The other night at dinner with good friends, the subject of religion versus spirituality came up.
In recent years, I have filled a file with notes and papers on this subject; but I have only just recently identified what I judge the clearest and best description of the difference between them.
It is found in Chapter Two of Joan Chittister's book, Called to Question (p.19):
Religion is about what we believe and why we believe it. It is about the tradition, the institution, the system. Constructed over centuries--more than five thousand years ago for Hinduism, the first formal religion--religion draws for the world a portrait of creation and relationships. It gives us creeds and dogmas and definitions of God. It gathers us in worship and reminds us of a world to come.

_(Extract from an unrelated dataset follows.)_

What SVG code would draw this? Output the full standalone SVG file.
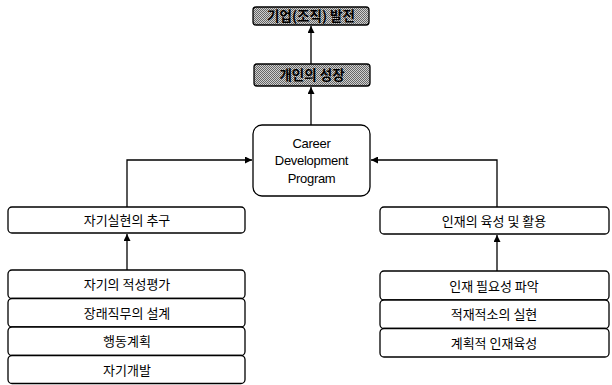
<svg xmlns="http://www.w3.org/2000/svg" width="612" height="385" viewBox="0 0 612 385">
<style>
.box{fill:#fff;stroke:#000;stroke-width:1.3}
.shade{fill:url(#dots);stroke:#000;stroke-width:1.3}
.kt{font-family:"Noto Sans CJK KR","Noto Sans",sans-serif;font-size:13px;fill:#000;text-anchor:middle}
.ht{font-family:"Noto Sans CJK KR","Noto Sans",sans-serif;font-size:13.5px;fill:#000;text-anchor:middle;font-weight:bold}
.et{font-family:"Liberation Sans",Arial,sans-serif;font-size:13px;fill:#000;text-anchor:middle;letter-spacing:-0.3px}
.ln{fill:none;stroke:#000;stroke-width:1.3}
</style>
<defs>
<pattern id="dots" width="2" height="2" patternUnits="userSpaceOnUse">
<rect width="2" height="2" fill="#d0d0d0"/>
<rect width="1" height="1" fill="#666"/>
<rect x="1" y="1" width="1" height="1" fill="#666"/>
</pattern>
<marker id="ah" viewBox="0 0 10 10" refX="10" refY="5" markerWidth="7" markerHeight="7" markerUnits="userSpaceOnUse" orient="auto">
<path d="M0,0 L10,5 L0,10 z" fill="#000"/>
</marker>
</defs>
<g id="connectors">
<line class="ln" x1="311" y1="64" x2="311" y2="26" marker-end="url(#ah)"/>
<line class="ln" x1="311" y1="125" x2="311" y2="87" marker-end="url(#ah)"/>
<polyline class="ln" points="127,207 127,160 252,160" marker-end="url(#ah)"/>
<polyline class="ln" points="497,207 497,160 371,160" marker-end="url(#ah)"/>
<line class="ln" x1="127" y1="270" x2="127" y2="234" marker-end="url(#ah)"/>
<line class="ln" x1="497" y1="271" x2="497" y2="235" marker-end="url(#ah)"/>
</g>
<g id="org-dev">
<rect class="shade" x="253" y="7" width="116" height="18" rx="3"/>
<text class="ht" x="311" y="21">기업(조직) 발전</text>
</g>
<g id="personal-growth">
<rect class="shade" x="254" y="64" width="116" height="22" rx="3"/>
<text class="ht" x="312" y="80">개인의 성장</text>
</g>
<g id="cdp">
<rect class="box" x="253" y="125" width="117" height="71" rx="9"/>
<text class="et" x="311.5" y="148">Career</text>
<text class="et" x="311.5" y="165">Development</text>
<text class="et" x="311.5" y="183">Program</text>
</g>
<g id="self-realization">
<rect class="box" x="8" y="207" width="237" height="26" rx="4"/>
<text class="kt" x="127" y="225">자기실현의 추구</text>
</g>
<g id="talent">
<rect class="box" x="380" y="207" width="229" height="27" rx="4"/>
<text class="kt" x="494" y="225.5">인재의 육성 및 활용</text>
</g>
<g id="left-stack">
<rect class="box" x="8" y="270" width="237" height="28.5" rx="4"/>
<text class="kt" x="127" y="289">자기의 적성평가</text>
<rect class="box" x="8" y="298.5" width="237" height="28.5" rx="4"/>
<text class="kt" x="127" y="317.5">장래직무의 설계</text>
<rect class="box" x="8" y="327" width="237" height="28.5" rx="4"/>
<text class="kt" x="127" y="346">행동계획</text>
<rect class="box" x="8" y="355.5" width="237" height="28" rx="4"/>
<text class="kt" x="127" y="374.5">자기개발</text>
</g>
<g id="right-stack">
<rect class="box" x="380" y="271" width="229" height="29" rx="4"/>
<text class="kt" x="494" y="290.5">인재 필요성 파악</text>
<rect class="box" x="380" y="300" width="229" height="28.5" rx="4"/>
<text class="kt" x="494" y="319">적재적소의 실현</text>
<rect class="box" x="380" y="328.5" width="229" height="28.5" rx="4"/>
<text class="kt" x="494" y="347.5">계획적 인재육성</text>
</g>
</svg>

Spirituality is about the hunger in the human heart. It seeks not only a way to exist, but a reason to exist that is beyond the biological or the institutional or even the traditional. It lifts religion up from the level of the theoretical or the mechanical to the personal. It seeks to make real the things of the spirit. It transcends rules and rituals to a concentration on meaning. It pursues in depth the mystical dimensions of life that religion purports to promote.
Sister Joan then ends the chapter on page 24 with this:
Religion, the finger pointing at the moon, is not the moon. Simply keeping the rules, accepting the conventions, and loving the pomp that comes with religion will not get us there. For that we need a spirituality of search.